:: STATED TASK ::
Reproduce the listing exactly, with no pictures in your copy.

:: INFORMATION SHOWN ::

* begin *

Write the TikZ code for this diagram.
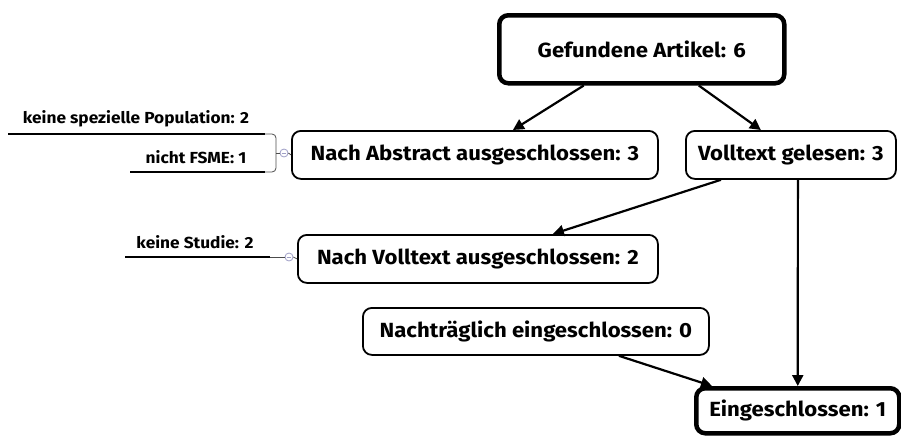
\documentclass[tikz,border=0pt]{standalone}
\usepackage{fontspec}
\setmainfont{Fira Sans}[FakeStretch=1.08]
\usetikzlibrary{arrows.meta,calc}
\begin{document}
\begin{tikzpicture}[x=1pt,y=-1pt,
  box/.style={draw,rounded corners=9pt,line width=1.8pt,inner sep=0pt,font=\bfseries\fontsize{20.5}{23}\selectfont,anchor=north west},
  bigbox/.style={box,line width=4.5pt},
  arr/.style={line width=2.2pt,-{Triangle[length=11pt,width=11pt]}},
  lab/.style={font=\bfseries\fontsize{16}{18}\selectfont,inner sep=0pt},
  uline/.style={line width=2.6pt},
  brk/.style={draw=black!70,line width=0.8pt},
  knob/.style={circle,draw=blue!25!gray!60,fill=white,line width=0.8pt,minimum size=8pt,inner sep=0pt,path picture={\draw[blue!25!gray!60,line width=0.6pt] ([xshift=-2.3pt]path picture bounding box.center) -- ([xshift=2.3pt]path picture bounding box.center);}}
]
\useasboundingbox (0,0) rectangle (901,437);
\node[bigbox,minimum width=285pt,minimum height=68pt] (g) at (497,13) {Gefundene Artikel: 6};
\node[box,minimum width=366pt,minimum height=48pt] (a) at (291,130) {Nach Abstract ausgeschlossen: 3};
\node[box,minimum width=210pt,minimum height=48pt] (v) at (685,130) {Volltext gelesen: 3};
\node[box,minimum width=360pt,minimum height=48pt] (vt) at (297,234) {Nach Volltext ausgeschlossen: 2};
\node[box,minimum width=346pt,minimum height=47pt] (n) at (362,307) {Nachträglich eingeschlossen: 0};
\node[bigbox,minimum width=203pt,minimum height=45pt] (e) at (694,386) {Eingeschlossen: 1};

\draw[arr] ([xshift=-58pt]g.south) -- ([xshift=38pt]a.north);
\draw[arr] ([xshift=57pt]g.south) -- ([xshift=-30pt]v.north);
\draw[arr] ([xshift=-70pt]v.south) -- ([xshift=75pt]vt.north);
\draw[arr] ([xshift=7pt]v.south) -- ([xshift=0pt]e.north);
\draw[arr] ([xshift=83pt]n.south) -- ([xshift=18pt]e.north west);

% left side labels
\node[lab,anchor=south] (l1) at (136,127) {keine spezielle Population: 2};
\node[lab,anchor=south] (l2) at (196,164) {nicht FSME: 1};
\node[lab,anchor=south] (l3) at (195,249) {keine Studie: 2};
\coordinate (p1a) at (8,134);
\coordinate (p1b) at (265,134);
\coordinate (p2a) at (130,172);
\coordinate (p2b) at (265,172);
\coordinate (p3a) at (125,257);
\coordinate (p3b) at (270,257);
\draw[uline] (p1a) -- (p1b);
\draw[uline] (p2a) -- (p2b);
\draw[uline] (p3a) -- (p3b);
\node[knob] (k1) at (284,153) {};
\node[knob] (k2) at (289,257) {};
\draw[brk,rounded corners=4pt] (p1b) -| (276,153) |- (p2b);
\draw[brk] (276,153) -- (k1.west);
\draw[brk] (k1.east) -- (a.west);
\draw[brk] (p3b) -- (k2.west);
\draw[brk] (k2.east) -- (vt.west);
\end{tikzpicture}
\end{document}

* end *

:: FINISHED ANSWER ::
Write the TikZ code for this diagram.
\documentclass[tikz,border=0pt]{standalone}
\usepackage{fontspec}
\setmainfont{Fira Sans}[FakeStretch=1.08]
\usetikzlibrary{arrows.meta,calc}
\begin{document}
\begin{tikzpicture}[x=1pt,y=-1pt,
  box/.style={draw,rounded corners=9pt,line width=1.8pt,inner sep=0pt,font=\bfseries\fontsize{20.5}{23}\selectfont,anchor=north west},
  bigbox/.style={box,line width=4.5pt},
  arr/.style={line width=2.2pt,-{Triangle[length=11pt,width=11pt]}},
  lab/.style={font=\bfseries\fontsize{16}{18}\selectfont,inner sep=0pt},
  uline/.style={line width=2.6pt},
  brk/.style={draw=black!70,line width=0.8pt},
  knob/.style={circle,draw=blue!25!gray!60,fill=white,line width=0.8pt,minimum size=8pt,inner sep=0pt,path picture={\draw[blue!25!gray!60,line width=0.6pt] ([xshift=-2.3pt]path picture bounding box.center) -- ([xshift=2.3pt]path picture bounding box.center);}}
]
\useasboundingbox (0,0) rectangle (901,437);
\node[bigbox,minimum width=285pt,minimum height=68pt] (g) at (497,13) {Gefundene Artikel: 6};
\node[box,minimum width=366pt,minimum height=48pt] (a) at (291,130) {Nach Abstract ausgeschlossen: 3};
\node[box,minimum width=210pt,minimum height=48pt] (v) at (685,130) {Volltext gelesen: 3};
\node[box,minimum width=360pt,minimum height=48pt] (vt) at (297,234) {Nach Volltext ausgeschlossen: 2};
\node[box,minimum width=346pt,minimum height=47pt] (n) at (362,307) {Nachträglich eingeschlossen: 0};
\node[bigbox,minimum width=203pt,minimum height=45pt] (e) at (694,386) {Eingeschlossen: 1};

\draw[arr] ([xshift=-58pt]g.south) -- ([xshift=38pt]a.north);
\draw[arr] ([xshift=57pt]g.south) -- ([xshift=-30pt]v.north);
\draw[arr] ([xshift=-70pt]v.south) -- ([xshift=75pt]vt.north);
\draw[arr] ([xshift=7pt]v.south) -- ([xshift=0pt]e.north);
\draw[arr] ([xshift=83pt]n.south) -- ([xshift=18pt]e.north west);

% left side labels
\node[lab,anchor=south] (l1) at (136,127) {keine spezielle Population: 2};
\node[lab,anchor=south] (l2) at (196,164) {nicht FSME: 1};
\node[lab,anchor=south] (l3) at (195,249) {keine Studie: 2};
\coordinate (p1a) at (8,134);
\coordinate (p1b) at (265,134);
\coordinate (p2a) at (130,172);
\coordinate (p2b) at (265,172);
\coordinate (p3a) at (125,257);
\coordinate (p3b) at (270,257);
\draw[uline] (p1a) -- (p1b);
\draw[uline] (p2a) -- (p2b);
\draw[uline] (p3a) -- (p3b);
\node[knob] (k1) at (284,153) {};
\node[knob] (k2) at (289,257) {};
\draw[brk,rounded corners=4pt] (p1b) -| (276,153) |- (p2b);
\draw[brk] (276,153) -- (k1.west);
\draw[brk] (k1.east) -- (a.west);
\draw[brk] (p3b) -- (k2.west);
\draw[brk] (k2.east) -- (vt.west);
\end{tikzpicture}
\end{document}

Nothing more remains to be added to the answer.